-- START Data section --

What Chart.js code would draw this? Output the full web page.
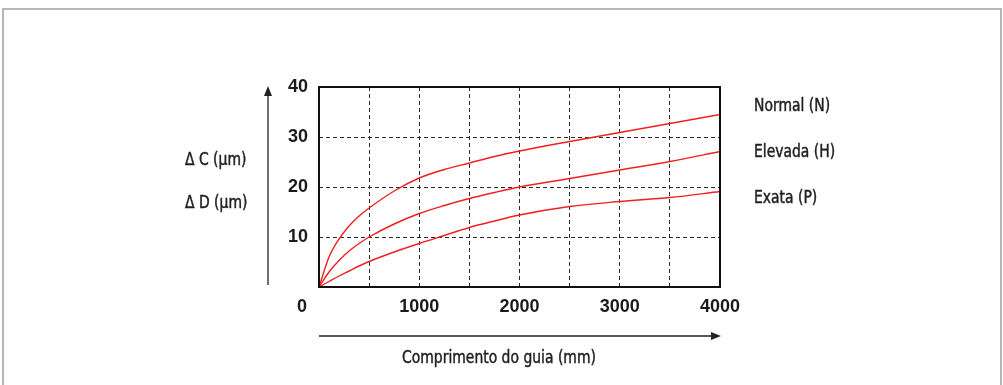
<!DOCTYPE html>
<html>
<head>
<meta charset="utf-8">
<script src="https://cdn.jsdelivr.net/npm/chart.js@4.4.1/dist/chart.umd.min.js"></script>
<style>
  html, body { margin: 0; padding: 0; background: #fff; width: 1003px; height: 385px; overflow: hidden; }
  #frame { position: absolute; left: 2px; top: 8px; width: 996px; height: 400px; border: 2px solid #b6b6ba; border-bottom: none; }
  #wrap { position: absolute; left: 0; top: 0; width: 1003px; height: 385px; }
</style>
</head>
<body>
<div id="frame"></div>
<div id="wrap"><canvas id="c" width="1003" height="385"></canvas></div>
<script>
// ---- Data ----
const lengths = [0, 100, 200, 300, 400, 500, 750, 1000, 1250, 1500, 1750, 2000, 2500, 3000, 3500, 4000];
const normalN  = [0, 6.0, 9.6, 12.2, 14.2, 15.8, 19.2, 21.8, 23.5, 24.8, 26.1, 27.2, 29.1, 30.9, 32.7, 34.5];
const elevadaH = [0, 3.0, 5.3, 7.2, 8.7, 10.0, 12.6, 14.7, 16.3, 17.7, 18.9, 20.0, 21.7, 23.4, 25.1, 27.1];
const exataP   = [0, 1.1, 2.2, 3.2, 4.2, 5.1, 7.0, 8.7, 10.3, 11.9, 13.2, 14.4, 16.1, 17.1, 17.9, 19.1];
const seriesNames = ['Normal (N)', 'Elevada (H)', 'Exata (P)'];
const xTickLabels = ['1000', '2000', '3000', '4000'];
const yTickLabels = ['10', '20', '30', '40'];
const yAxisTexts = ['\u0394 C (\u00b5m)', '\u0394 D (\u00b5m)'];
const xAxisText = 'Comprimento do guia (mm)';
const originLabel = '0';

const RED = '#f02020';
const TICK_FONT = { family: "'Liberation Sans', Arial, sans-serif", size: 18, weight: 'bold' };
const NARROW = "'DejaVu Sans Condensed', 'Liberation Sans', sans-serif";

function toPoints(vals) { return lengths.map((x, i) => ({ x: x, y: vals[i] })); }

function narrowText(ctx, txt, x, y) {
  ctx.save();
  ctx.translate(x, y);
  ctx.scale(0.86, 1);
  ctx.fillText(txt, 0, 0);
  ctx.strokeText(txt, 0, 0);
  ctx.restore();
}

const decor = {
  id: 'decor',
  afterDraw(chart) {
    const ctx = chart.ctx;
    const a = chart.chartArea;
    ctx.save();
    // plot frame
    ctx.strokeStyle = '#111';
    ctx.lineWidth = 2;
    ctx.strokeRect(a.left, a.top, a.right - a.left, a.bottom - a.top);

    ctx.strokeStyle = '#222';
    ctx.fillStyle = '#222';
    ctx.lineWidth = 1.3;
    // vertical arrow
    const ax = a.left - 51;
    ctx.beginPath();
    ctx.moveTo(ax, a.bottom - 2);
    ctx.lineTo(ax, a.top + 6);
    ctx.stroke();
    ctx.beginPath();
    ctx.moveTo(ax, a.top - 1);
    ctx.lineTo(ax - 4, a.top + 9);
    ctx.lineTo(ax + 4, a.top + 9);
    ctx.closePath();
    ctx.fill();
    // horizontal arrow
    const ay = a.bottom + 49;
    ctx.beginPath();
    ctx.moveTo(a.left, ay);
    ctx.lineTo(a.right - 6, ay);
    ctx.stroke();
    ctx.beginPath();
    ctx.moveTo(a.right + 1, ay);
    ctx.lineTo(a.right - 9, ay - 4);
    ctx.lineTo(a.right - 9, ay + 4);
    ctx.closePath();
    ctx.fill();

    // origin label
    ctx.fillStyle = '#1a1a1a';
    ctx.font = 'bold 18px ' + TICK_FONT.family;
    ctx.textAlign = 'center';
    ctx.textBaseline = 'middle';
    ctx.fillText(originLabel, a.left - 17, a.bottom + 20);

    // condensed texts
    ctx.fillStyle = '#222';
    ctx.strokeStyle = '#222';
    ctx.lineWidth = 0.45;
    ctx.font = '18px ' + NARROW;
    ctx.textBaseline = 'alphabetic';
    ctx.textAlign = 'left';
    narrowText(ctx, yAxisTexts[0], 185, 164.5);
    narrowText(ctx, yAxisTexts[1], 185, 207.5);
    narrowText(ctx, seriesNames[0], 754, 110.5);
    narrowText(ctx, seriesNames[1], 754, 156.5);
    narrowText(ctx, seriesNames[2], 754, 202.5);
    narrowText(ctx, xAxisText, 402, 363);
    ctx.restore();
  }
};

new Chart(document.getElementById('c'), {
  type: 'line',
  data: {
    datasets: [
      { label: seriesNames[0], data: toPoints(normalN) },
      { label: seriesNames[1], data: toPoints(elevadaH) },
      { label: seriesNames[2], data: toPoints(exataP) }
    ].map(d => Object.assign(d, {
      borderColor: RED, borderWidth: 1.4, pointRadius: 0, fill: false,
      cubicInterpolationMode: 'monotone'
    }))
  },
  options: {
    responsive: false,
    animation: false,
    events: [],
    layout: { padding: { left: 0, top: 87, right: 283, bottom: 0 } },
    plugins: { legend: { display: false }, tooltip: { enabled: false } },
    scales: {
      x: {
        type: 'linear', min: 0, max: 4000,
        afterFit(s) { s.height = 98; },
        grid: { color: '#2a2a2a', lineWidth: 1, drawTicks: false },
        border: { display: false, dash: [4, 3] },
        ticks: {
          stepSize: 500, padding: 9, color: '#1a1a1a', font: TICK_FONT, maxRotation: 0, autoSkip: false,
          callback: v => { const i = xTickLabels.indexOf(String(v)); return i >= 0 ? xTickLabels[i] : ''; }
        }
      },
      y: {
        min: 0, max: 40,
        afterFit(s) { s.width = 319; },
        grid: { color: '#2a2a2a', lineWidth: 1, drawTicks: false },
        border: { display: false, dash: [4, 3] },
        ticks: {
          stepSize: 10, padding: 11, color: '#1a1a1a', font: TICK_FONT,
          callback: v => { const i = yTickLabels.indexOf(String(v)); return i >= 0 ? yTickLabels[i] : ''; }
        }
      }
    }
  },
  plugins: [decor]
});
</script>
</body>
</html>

-- END Data section --

**Brief**:
Leaving the pictures aside, transcribe the entire listing exactly.

**Exercise response**:
What Chart.js code would draw this? Output the full web page.
<!DOCTYPE html>
<html>
<head>
<meta charset="utf-8">
<script src="https://cdn.jsdelivr.net/npm/chart.js@4.4.1/dist/chart.umd.min.js"></script>
<style>
  html, body { margin: 0; padding: 0; background: #fff; width: 1003px; height: 385px; overflow: hidden; }
  #frame { position: absolute; left: 2px; top: 8px; width: 996px; height: 400px; border: 2px solid #b6b6ba; border-bottom: none; }
  #wrap { position: absolute; left: 0; top: 0; width: 1003px; height: 385px; }
</style>
</head>
<body>
<div id="frame"></div>
<div id="wrap"><canvas id="c" width="1003" height="385"></canvas></div>
<script>
// ---- Data ----
const lengths = [0, 100, 200, 300, 400, 500, 750, 1000, 1250, 1500, 1750, 2000, 2500, 3000, 3500, 4000];
const normalN  = [0, 6.0, 9.6, 12.2, 14.2, 15.8, 19.2, 21.8, 23.5, 24.8, 26.1, 27.2, 29.1, 30.9, 32.7, 34.5];
const elevadaH = [0, 3.0, 5.3, 7.2, 8.7, 10.0, 12.6, 14.7, 16.3, 17.7, 18.9, 20.0, 21.7, 23.4, 25.1, 27.1];
const exataP   = [0, 1.1, 2.2, 3.2, 4.2, 5.1, 7.0, 8.7, 10.3, 11.9, 13.2, 14.4, 16.1, 17.1, 17.9, 19.1];
const seriesNames = ['Normal (N)', 'Elevada (H)', 'Exata (P)'];
const xTickLabels = ['1000', '2000', '3000', '4000'];
const yTickLabels = ['10', '20', '30', '40'];
const yAxisTexts = ['\u0394 C (\u00b5m)', '\u0394 D (\u00b5m)'];
const xAxisText = 'Comprimento do guia (mm)';
const originLabel = '0';

const RED = '#f02020';
const TICK_FONT = { family: "'Liberation Sans', Arial, sans-serif", size: 18, weight: 'bold' };
const NARROW = "'DejaVu Sans Condensed', 'Liberation Sans', sans-serif";

function toPoints(vals) { return lengths.map((x, i) => ({ x: x, y: vals[i] })); }

function narrowText(ctx, txt, x, y) {
  ctx.save();
  ctx.translate(x, y);
  ctx.scale(0.86, 1);
  ctx.fillText(txt, 0, 0);
  ctx.strokeText(txt, 0, 0);
  ctx.restore();
}

const decor = {
  id: 'decor',
  afterDraw(chart) {
    const ctx = chart.ctx;
    const a = chart.chartArea;
    ctx.save();
    // plot frame
    ctx.strokeStyle = '#111';
    ctx.lineWidth = 2;
    ctx.strokeRect(a.left, a.top, a.right - a.left, a.bottom - a.top);

    ctx.strokeStyle = '#222';
    ctx.fillStyle = '#222';
    ctx.lineWidth = 1.3;
    // vertical arrow
    const ax = a.left - 51;
    ctx.beginPath();
    ctx.moveTo(ax, a.bottom - 2);
    ctx.lineTo(ax, a.top + 6);
    ctx.stroke();
    ctx.beginPath();
    ctx.moveTo(ax, a.top - 1);
    ctx.lineTo(ax - 4, a.top + 9);
    ctx.lineTo(ax + 4, a.top + 9);
    ctx.closePath();
    ctx.fill();
    // horizontal arrow
    const ay = a.bottom + 49;
    ctx.beginPath();
    ctx.moveTo(a.left, ay);
    ctx.lineTo(a.right - 6, ay);
    ctx.stroke();
    ctx.beginPath();
    ctx.moveTo(a.right + 1, ay);
    ctx.lineTo(a.right - 9, ay - 4);
    ctx.lineTo(a.right - 9, ay + 4);
    ctx.closePath();
    ctx.fill();

    // origin label
    ctx.fillStyle = '#1a1a1a';
    ctx.font = 'bold 18px ' + TICK_FONT.family;
    ctx.textAlign = 'center';
    ctx.textBaseline = 'middle';
    ctx.fillText(originLabel, a.left - 17, a.bottom + 20);

    // condensed texts
    ctx.fillStyle = '#222';
    ctx.strokeStyle = '#222';
    ctx.lineWidth = 0.45;
    ctx.font = '18px ' + NARROW;
    ctx.textBaseline = 'alphabetic';
    ctx.textAlign = 'left';
    narrowText(ctx, yAxisTexts[0], 185, 164.5);
    narrowText(ctx, yAxisTexts[1], 185, 207.5);
    narrowText(ctx, seriesNames[0], 754, 110.5);
    narrowText(ctx, seriesNames[1], 754, 156.5);
    narrowText(ctx, seriesNames[2], 754, 202.5);
    narrowText(ctx, xAxisText, 402, 363);
    ctx.restore();
  }
};

new Chart(document.getElementById('c'), {
  type: 'line',
  data: {
    datasets: [
      { label: seriesNames[0], data: toPoints(normalN) },
      { label: seriesNames[1], data: toPoints(elevadaH) },
      { label: seriesNames[2], data: toPoints(exataP) }
    ].map(d => Object.assign(d, {
      borderColor: RED, borderWidth: 1.4, pointRadius: 0, fill: false,
      cubicInterpolationMode: 'monotone'
    }))
  },
  options: {
    responsive: false,
    animation: false,
    events: [],
    layout: { padding: { left: 0, top: 87, right: 283, bottom: 0 } },
    plugins: { legend: { display: false }, tooltip: { enabled: false } },
    scales: {
      x: {
        type: 'linear', min: 0, max: 4000,
        afterFit(s) { s.height = 98; },
        grid: { color: '#2a2a2a', lineWidth: 1, drawTicks: false },
        border: { display: false, dash: [4, 3] },
        ticks: {
          stepSize: 500, padding: 9, color: '#1a1a1a', font: TICK_FONT, maxRotation: 0, autoSkip: false,
          callback: v => { const i = xTickLabels.indexOf(String(v)); return i >= 0 ? xTickLabels[i] : ''; }
        }
      },
      y: {
        min: 0, max: 40,
        afterFit(s) { s.width = 319; },
        grid: { color: '#2a2a2a', lineWidth: 1, drawTicks: false },
        border: { display: false, dash: [4, 3] },
        ticks: {
          stepSize: 10, padding: 11, color: '#1a1a1a', font: TICK_FONT,
          callback: v => { const i = yTickLabels.indexOf(String(v)); return i >= 0 ? yTickLabels[i] : ''; }
        }
      }
    }
  },
  plugins: [decor]
});
</script>
</body>
</html>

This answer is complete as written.